【新華社南京2月15日】中国科学院南京地質古生物研究所は14日、中国と米国、フランスの古生物学者がこのほど、6億年前の深海で大規模な酸化が起こり、深層海水の酸素量が上昇していたことを発見したと明らかにした。この変化は複雑な多細胞生物の出現の基礎となり、地球の生命体の進化における重要な転換点となった。
酸素はすべての高等生物の生存と繁殖の基礎となる。一般的には4億5千万年前に植物が上陸を果たした後に現代の海の原型が形成されたと考えられているが、深海ではそれ以前も常に酸化と低酸素状態が繰り返されていた。
研究チームは今回、岩石学や鉱物学、地球化学などの手法を組み合わせ、6億年前の深海のボーリングコア標本を用いて海水に含まれる酸素量の目安となる硫黄同位体比を推計した。数学モデルにより当時の深層海水の酸化能力を総合的に計算した結果、6億年前の深層海水では既に大規模な酸化が起きており、酸素量が著しく上昇していたことが分かった。

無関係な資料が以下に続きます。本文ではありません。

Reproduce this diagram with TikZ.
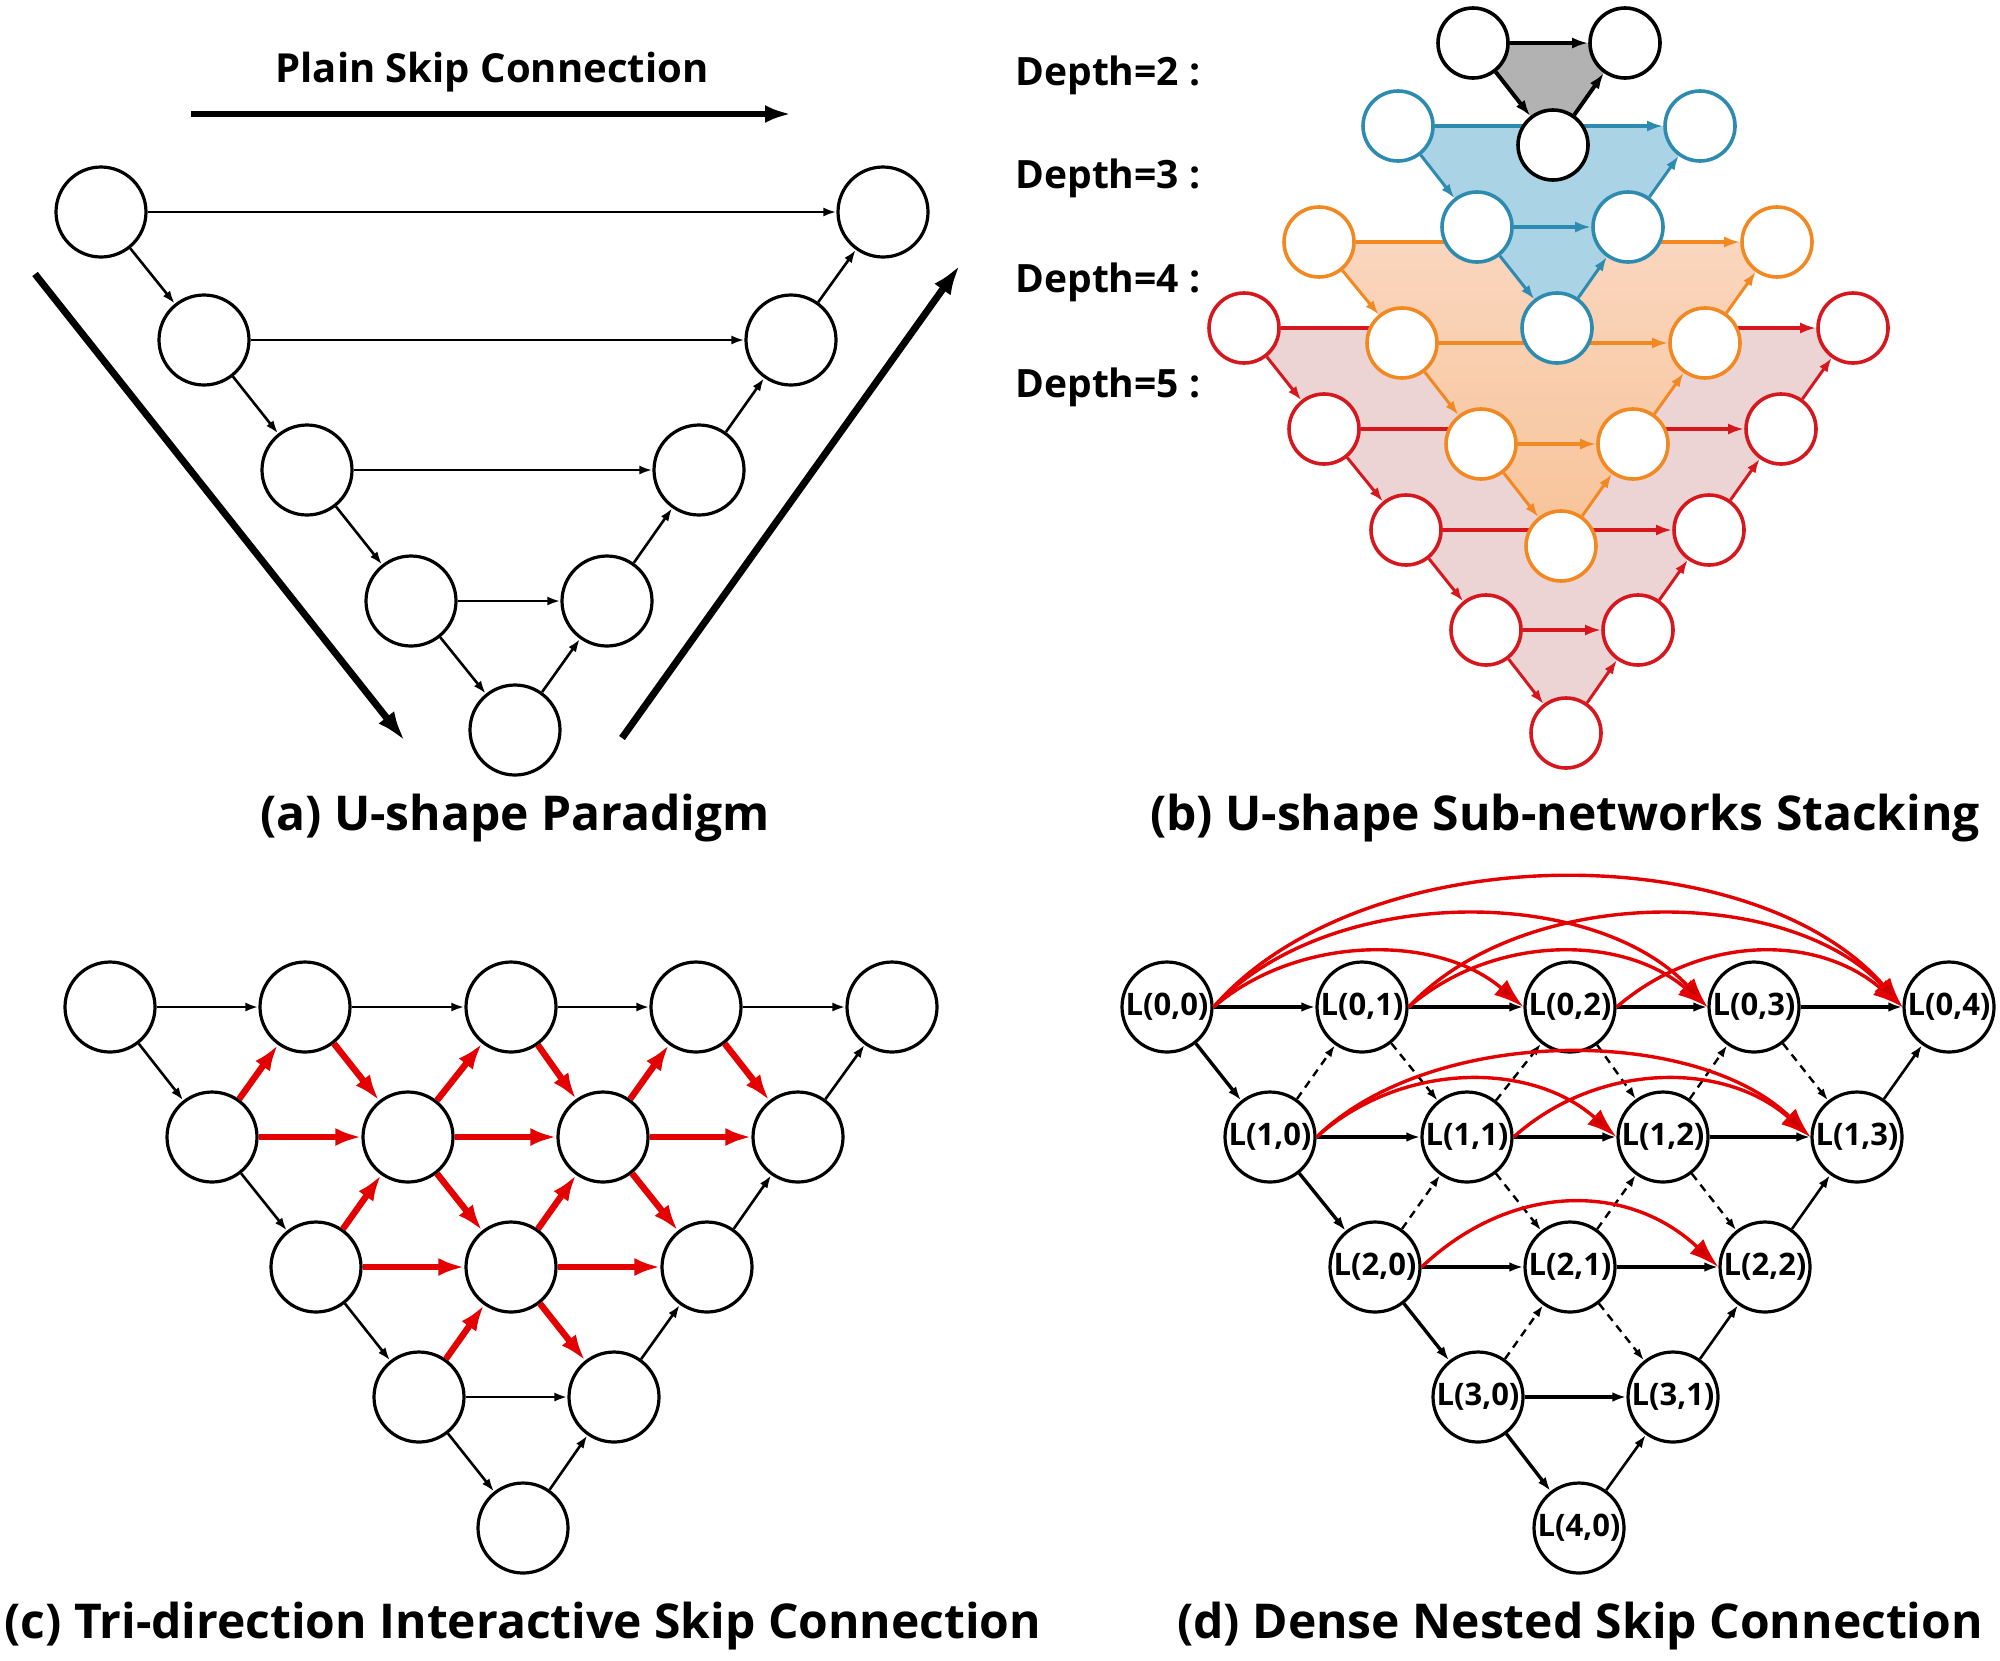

今回の研究を主導した中国科学院南京地質古生物研究所の王偉(おう・い)副研究員は「6億年前には、藍田生物群(Lantian Biota)や甕安(おうあん)生物群(Weng'an Biota)など複雑な構造を持つ多細胞生物が大量に出現していた。これら古生物化石の発見は、太古の時代に海洋に含まれる酸素量が大幅に上昇していたことを裏付けている」と語った。
関連する研究成果はこのほど、国際地質学雑誌「Geology」に発表された。